When the British state created universal education in the 1940s, the Catholic Church — which was already a major player in education, often building schools before parishes — struck a partnership deal with the government. Under the 1944 Butler Act, Catholic schools became voluntary-aided, that is, part of the state system of education, but retained the freedom to run themselves according to their principles.

The same applied to Church of England schools, but there was a difference. While Church of England schools were open to anyone, Catholic schools were designed primarily to educate baptized Catholics.

Since then, there have been many changes to the education system, but the Catholic Church-English state partnership — unique in Europe — has endured.

Where Catholic schools have more places than Catholic students to fill them, they have been happy to take non-Catholics; and because the schools have a strong ethos, community spirit, and good academic results, they have proved popular with British people generally, to the point where many Catholic school places are many times oversubscribed.

The Church, in fact, has become the main player in faith-based education, responsible for two-thirds of all the faith-based secondary schools in England — that’s over 2,000 schools educating some 800,000 students.

The Catholics can give their children a good, free education in schools imbued with Catholic values, while non-Catholic students who go there benefit from the same. The state benefits because the Church usually owns the land and buildings which would otherwise need to be publicly funded, while the Church has an outreach into the community that is popular and admired.

Yet their very success has made Catholic schools a political hot potato. Parents whose children are turned away because they are not Catholic accuse the schools of discriminating, while a noisy secularist lobby continually accuse the government of publicly funding religious segregation.

(The charges are unfair, because on average a third of students at state-funded Catholic schools are non-Catholic, but try telling that to an indignant parent whose child has been turned away.)

The Darwinian struggle over Catholic school places means the Church is vulnerable to the accusation that it is imposing social selection under the guise of religious selection. The Church responds with statistics showing its schools are more diverse — ethnically and socially — than the average, and that Catholic parents, as taxpayers, have a right to decide to send their children to a school that reflects their ethos. But it remains politically sensitive.

The obvious solution, of course, is to build more Catholic schools to meet the demand. But when David Cameron’s Conservative government (at that time in coalition with the Liberal-democrats) in 2011 made it far easier for civil society bodies to set up so-called “free schools,” it bowed to political pressure in insisting that half of the intake of oversubscribed new faith schools should be of different faiths or none. The idea was to prevent, especially, Muslim schools becoming religious and social ghettoes.

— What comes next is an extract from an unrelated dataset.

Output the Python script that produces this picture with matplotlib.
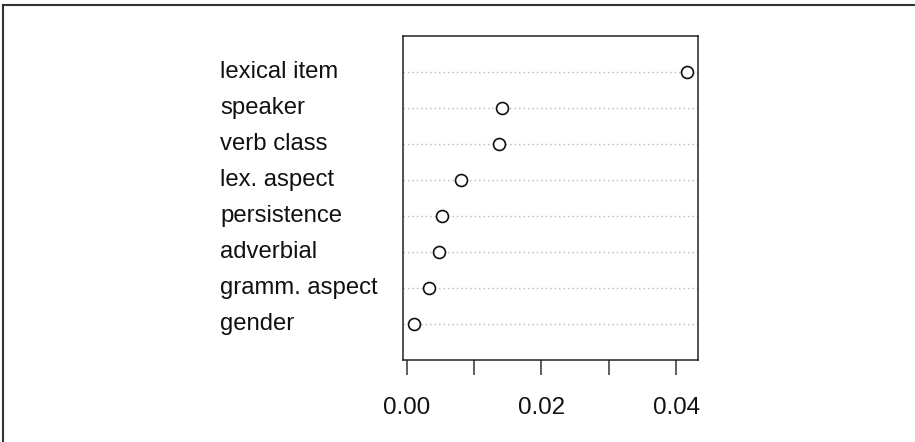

But the cap acted as a veto on new Catholic schools, because the Church insists — with good reason — that its schools must have a majority Catholic intake (typically 70-75 per cent) in order to preserve the very ethos that makes them attractive.

If, as May intends, that cap is lifted, she knows that will mean a considerable expansion of Catholic schools. In effect, the prime minister is entrusting to the care of the Catholic Church a potentially unlimited share of publicly-funded education of the next generation of English people.

For an officially Anglican country where religious unbelief is the norm, that’s not a small thing.

And when the historians come to write the story of European secularization in the early twenty-first century, the case of Catholic schools in England might just give them pause.